Sull'incontro
di mercoledì 13 marzo con Claudio Spadoni che ha presentato la mostra
attualmente in esposizione al MAR di Ravenna “Borderline. Artisti tra normalità
e follia.”
Credo
che una delle sfide più simpaticamente folli che la mostra propone, come ha
evidenziato Claudio Spadoni nel corso della sua presentazione, consista nel
riconoscere quali sono le opere degli alienati
che all'interno di strutture chiuse hanno prodotto arte - arte
primitiva, arte brut nelle definizioni
di Klee e di Dubuffet -, e quali sono le opere dei maestri, le opere degli
artisti “veri” cioè coscienti di esserlo, capaci di operare con l'ausilio di
tecniche apprese dopo lunghi e accurati studi.
Scartando
la possibilità di confondere il quadro
di un alienato con un dipinto di Bosch, alcune opere di artisti, come ha
mostrato Claudio Spadoni nella
presentazione della mostra da lui curata insieme allo psichiatra Giorgio Bedoni, pur non essendo replicabili
sono però confondibili.
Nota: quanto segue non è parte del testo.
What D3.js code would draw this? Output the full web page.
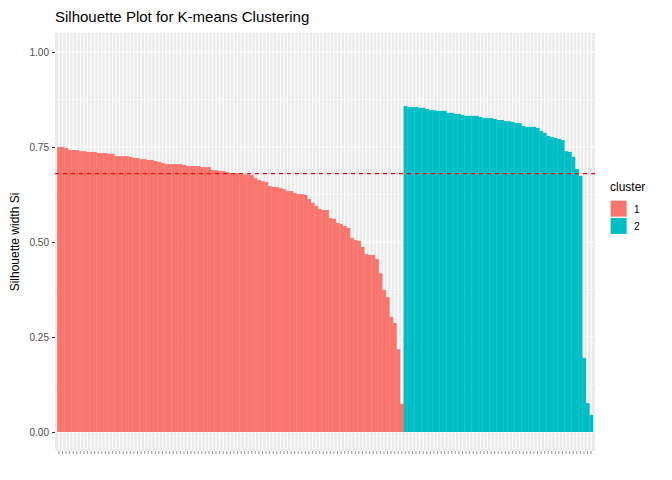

Omettendo il nome dell'artista di fama il quadro da lui
prodotto non è più immediatamente distinguibile da quello di un folle
creativo.
Il
nome Borderline indica il confine valicabile e spesso valicato da chi opera al limite del proprio ardore
creativo con l'occhio febbrile di chi cerca un codice di segni col quale
costruirsi uno spazio concluso di personali eresie.
È
in questo senso che si
costituiscono separazioni nette tra chi
sta nella normalità e chi invece opera nella follia creativa in quanto tutti
gli artisti non “folli” operano alla ricerca di un segno che li
contraddistingue e che diventa sempre piattaforma di autocritica.
Al
contrario, i folli creativi “trovano senza cercare” i loro segni inconsapevoli
perché non hanno bisogno di definire la
loro opera in una struttura che allarghi l'orizzonte del loro vivere immediato,
vivono nella pura istintività in una frenesia espressiva senza filtri, non hanno
necessità di costruire segni eversivi in quanto loro stessi incarnano l'eresia,
al contrario di chi non la incarna ma la costruisce.
Tornando
alle opere, e ammettendo pure che la riconoscibilità sia incerta, rimane il
fatto sottostante ad ogni opera d'arte e che non è replicabile in nessun modo,
e cioè che la coscienza dell'atto
creativo appartiene alla ragione. È sempre Paul Klee e Jean Dubuffet, due
grandi artisti, che in fondo definiscono cosa è arte e cosa non lo è, e
determinano la nascita di due correnti artistiche nelle quali confluiscono
quadri di bambini, di alienati, di inconsapevoli artisti individuando in essi
una sorgente primaria di creatività.
Pare
allora che sia necessario che qualcuno cosciente di se stesso come artista
definisca il confine tra arte e non arte, a meno che non sia la politica a
farlo, e tutto ciò in ogni caso non può
essere risolto da chi ha il lume della ragione affievolito o addirittura
spento. La pura fantasia dunque senza la chiarezza della ragione si condanna a
una pura illegibilità brada e senza orientamento.